Why You Should Cellar Your Wine
Wine lovers are taking their hobby to the next level by cellaring their aged wine. The process involves storing wine in an environment with temperature and humidity that remains constant. Wine can be drunk now, or it can be aged for years to come – how long the wine will last is determined by what type of wine you’re buying.
If you’re purchasing aged wines but aren’t cellaring your bottles, we’re here to tell you why you should.
Let’s start with the basics.
Most high-quality wines, when stored in a cool place, will get better with age and develop more complex flavours. These complex flavours are what happens during the maturation process, so if you want to get to experience the newest aromas and flavours, then some wines should be aged as long as possible. It’s typically best to drink your wine within six months of purchasing to enjoy the best flavour. However, if you want to age your wine for later consumption, make sure you store it in a cool place.
Can all wines be cellared?
The short answer is yes, but not all wines are meant for long-term ageing. Some wines should be consumed within one year of being bottled. Others will benefit from ageing for several years or even decades. The optimum maturation period will simply depend on whether it is red or white, the size of the bottle, and the year the grapes were harvested.

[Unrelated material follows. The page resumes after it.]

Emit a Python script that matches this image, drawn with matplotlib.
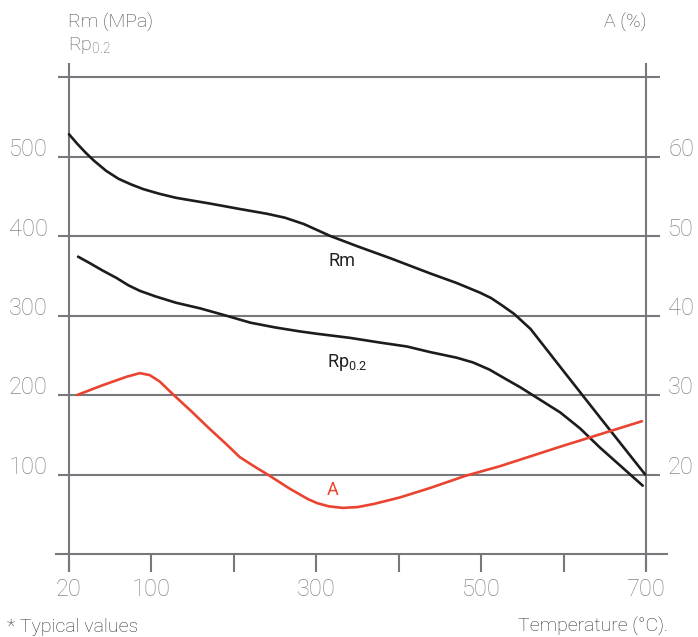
import matplotlib
matplotlib.use("Agg")
import matplotlib.pyplot as plt
from matplotlib.transforms import offset_copy

# ---- data (x positions: tick slots 0..700, first slot labelled "20") ----
x_ticks = [0, 100, 200, 300, 400, 500, 600, 700]
x_labels = ["20", "100", "", "300", "", "500", "", "700"]
y_ticks = [100, 200, 300, 400, 500]
y_left_labels = ["100", "200", "300", "400", "500"]
a_ticks = [20, 30, 40, 50, 60]
a_labels = ["20", "30", "40", "50", "60"]

rm_x = [0, 10, 20, 30, 45, 60, 75, 90, 110, 130, 170, 207, 240, 262, 285, 317,
        350, 390, 438, 470, 498, 512, 525, 540, 560, 600, 644, 699]
rm_y = [528, 516, 505, 495, 482, 472, 465, 459, 453, 448, 441, 434, 428, 423, 415, 400,
        387, 372, 353, 341, 329, 322, 313, 302, 283, 230, 172, 100]

rp_x = [11, 25, 40, 58, 72, 86, 105, 130, 159, 190, 220, 250, 280, 301, 340, 377,
        410, 438, 470, 490, 510, 530, 547, 570, 596, 620, 644, 670, 696]
rp_y = [374, 366, 357, 347, 338, 331, 324, 316, 309, 300, 291, 285, 280, 277, 272, 266,
        261, 254, 247, 241, 232, 220, 210, 195, 178, 158, 134, 110, 86]

a_x = [10, 40, 70, 86, 98, 110, 126, 150, 170, 190, 207, 225, 244, 268, 290, 301,
       315, 332, 350, 370, 401, 438, 480, 523, 596, 695]
a_y = [30.0, 31.2, 32.3, 32.75, 32.5, 31.7, 30.1, 27.8, 25.8, 23.9, 22.2, 21.0, 19.8, 18.2,
       16.9, 16.4, 16.0, 15.8, 15.9, 16.3, 17.1, 18.3, 19.8, 21.05, 23.5, 26.7]

GRID = "#77777c"
TICKTXT = "#85858b"
BLACK = "#1c1c1c"
RED = "#ea4430"
FONT = "Roboto"

fig = plt.figure(figsize=(6.98, 6.37), dpi=100)
ax = fig.add_axes([69 / 698, 1 - 554 / 637, (646 - 69) / 698, (554 - 77) / 637])
ax.set_xlim(0, 700)
ax.set_ylim(0, 600)
ax.axis("off")

# grid lines (extend past both vertical axes)
ax.hlines(y_ticks + [600], -13, 717, color=GRID, lw=1.5, clip_on=False, zorder=1)
# bottom axis
ax.hlines([0], -17, 727, color=GRID, lw=1.5, clip_on=False, zorder=1)
# vertical axes
ax.vlines([0, 700], -22.6, 617.6, color=GRID, lw=1.5, clip_on=False, zorder=1)
# x ticks
ax.vlines(x_ticks, -22.6, 0, color=GRID, lw=1.5, clip_on=False, zorder=1)

# curves
kw = dict(lw=1.9, solid_capstyle="round", solid_joinstyle="round", zorder=3, clip_on=False)
ax.plot(rm_x, rm_y, color=BLACK, **kw)
ax.plot(rp_x, rp_y, color=BLACK, **kw)

ax2 = ax.twinx()
ax2.set_ylim(10, 70)
ax2.axis("off")
ax2.plot(a_x, a_y, color=RED, **kw)

# left tick labels (slightly above their gridlines)
tl = offset_copy(ax.transData, fig=fig, x=-21, y=7, units="dots")
for v, s in zip(y_ticks, y_left_labels):
    ax.text(0, v, s, transform=tl, ha="right", va="center", fontsize=17,
            family=FONT, fontweight="light", color=TICKTXT)
tr = offset_copy(ax2.transData, fig=fig, x=22, y=7, units="dots")
for v, s in zip(a_ticks, a_labels):
    ax2.text(700, v, s, transform=tr, ha="left", va="center", fontsize=17,
             family=FONT, fontweight="light", color=TICKTXT)
tb = offset_copy(ax.transData, fig=fig, x=0, y=-35, units="dots")
for xv, s in zip(x_ticks, x_labels):
    if s:
        ax.text(xv, 0, s, transform=tb, ha="center", va="center", fontsize=17,
                family=FONT, fontweight="light", color=TICKTXT)

# curve labels
ax.text(331, 368, "Rm", ha="center", va="center", fontsize=13, family=FONT, color="#222222")
ax.text(313, 241, r"Rp$_{\mathregular{0.2}}$", ha="left", va="center", fontsize=13,
        family=FONT, color="#222222")
ax.text(320, 80, "A", ha="center", va="center", fontsize=13, family=FONT, color=RED)

# axis titles and notes
fig.text(68 / 698, 1 - 22 / 637, "Rm (MPa)", ha="left", va="center", fontsize=14,
         family=FONT, fontweight="light", color="#444444")
fig.text(68 / 698, 1 - 46 / 637, r"Rp$_{\mathregular{0.2}}$", ha="left", va="center", fontsize=14,
         family=FONT, fontweight="light", color="#555555")
fig.text(646 / 698, 1 - 22 / 637, "A (%)", ha="right", va="center", fontsize=14,
         family=FONT, fontweight="light", color="#444444")
fig.text(7 / 698, 1 - 627 / 637, "* Typical values", ha="left", va="center", fontsize=14,
         family=FONT, fontweight="light", color="#333333")
fig.text(668 / 698, 1 - 627 / 637, "Temperature (°C).", ha="right", va="center", fontsize=14,
         family=FONT, fontweight="light", color="#333333")

fig.savefig("out.png", dpi=100)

Some wines that may not be worth cellaring include cheaper bottles of wine that aren’t of great quality. Unfortunately, ageing that $8 bottle of red wine you got on clearance won’t make it extraordinary and you should probably drink it over the weekend.
Cellaring red vs white wine
Red wines tend to enjoy longer periods of cellaring in comparison to white wine. Cellaring red wines for up to 10 years will not affect their flavour or quality. On the other hand, most white wines should be stored at room temperature for no longer than two to three years. There are some exceptions to this rule, including chardonnay (three to five years), and roussanne (three to seven years).
Wines that aren’t stored properly may not retain their original freshness and will likely result in a faster than usual development. Wine is perishable and highly vulnerable to temperature fluctuations. Therefore, you need to keep your wine in a cool, dark place with minimal fluctuations in temperature.
Again, some wines are made to age longer than others, so always keep in mind that how long the wine will last is determined by the type of wine.
Things to remember when choosing to cellar
When you’re selecting a bottle of wine, ask yourself whether you prefer a wine that is meant to be drunk when it is younger, or one that will age. There are some wines that are made to be drunk as soon as they are opened, while others have powerful tannins and green flavours that will only develop over time. If this is the case, then go ahead and buy a bottle of wine for the future. On the other hand, cellaring young wine is not necessary if you enjoy the taste of it. So, if you like the $8 bottles of wine, then drink them!